Since the cars needed to be rewired and not wanting to take a chance of messing something up, I called a good friend, who is an authorized Lionel repairperson. After explaining what I had bought, I asked if I could bring over the locomotive and cars for him to fix and tune up the following weekend.
First my friend rewired the cars, fixed the sprung doors, and oiled the wheels. Up next was the GG1. When he pulled the shell off, out came a lot more of the glitter. I guess that this set must have gone through some sort of glitter snowstorm because that sparkly stuff was in and on everything inside the engine.
With the glitter cleaned up, my friend noticed what turned out to be the only real issue with the GG1. Somewhere along the line someone had removed the horn. Having never heard one, I am quite content to keep my GG1 the way it is.
After my friend checked the wiring, which was fine, and applied the proper lubrication, we gave the electric locomotive a test run. It performed magnificently, and so it was time to return the engine to its new home.
Once I was back in my train room I couldn’t help wondering whether the joy I felt when opening the boxes had matched the joy that the original owner of this set had felt many years ago. I know that in my first year as the new caretaker of what is my favorite set, it never left the layout except for normal lubrication.

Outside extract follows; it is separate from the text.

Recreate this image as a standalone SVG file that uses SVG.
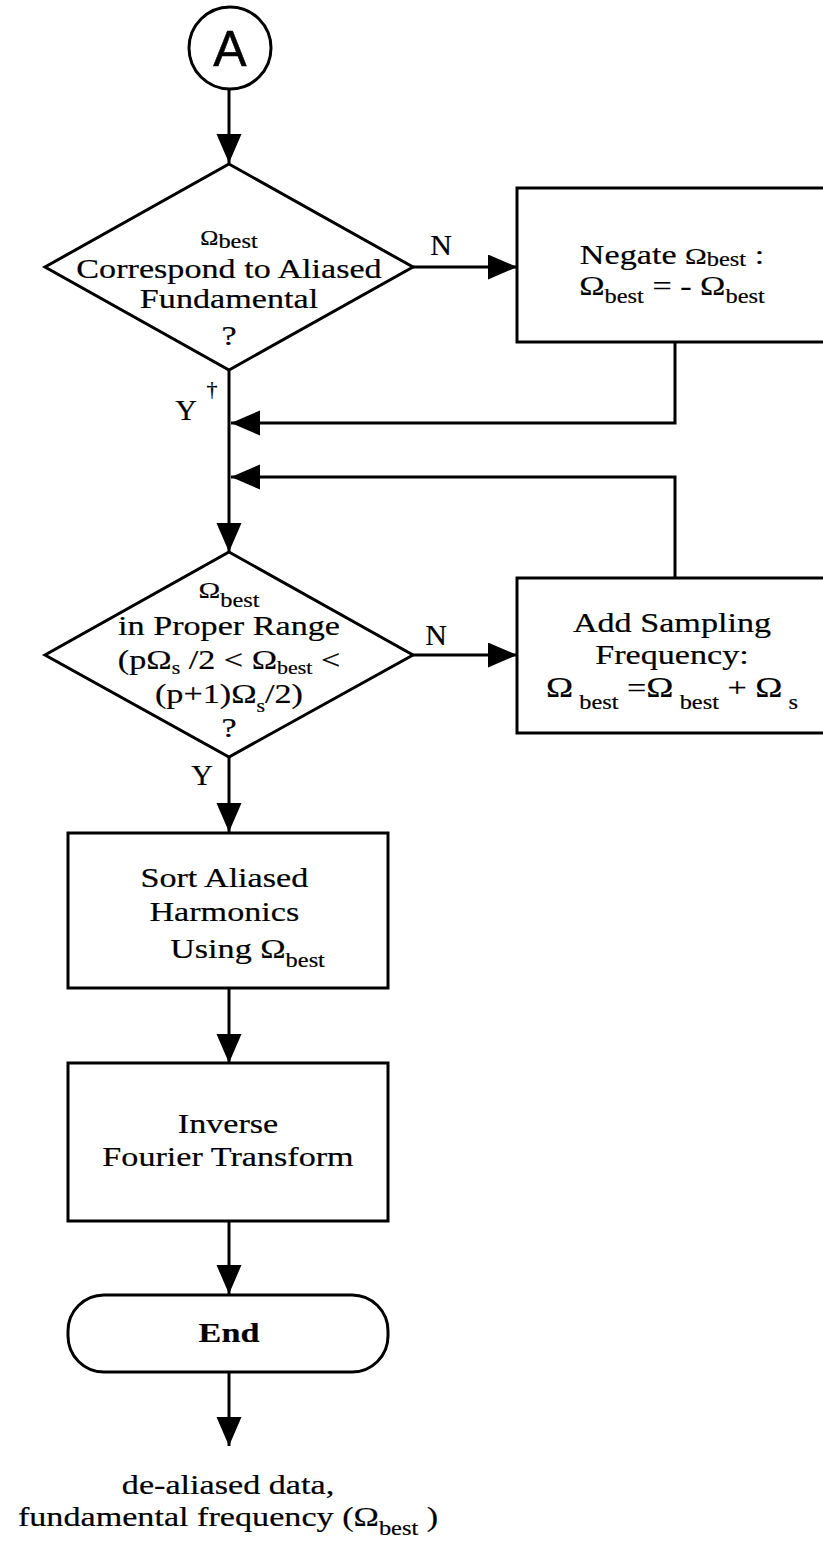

During the years I have owned this Lionel train, the GG1 has continued to run like a watch, and it sees a lot of running time. Looking back to that fateful day in 2002, I often reflect on the events that occurred and the childlike joy of opening a Lionel box for the first time. Being able to experience that amazing feeling once more is, as much as the GG1 heavyweight passenger train set, my greatest find.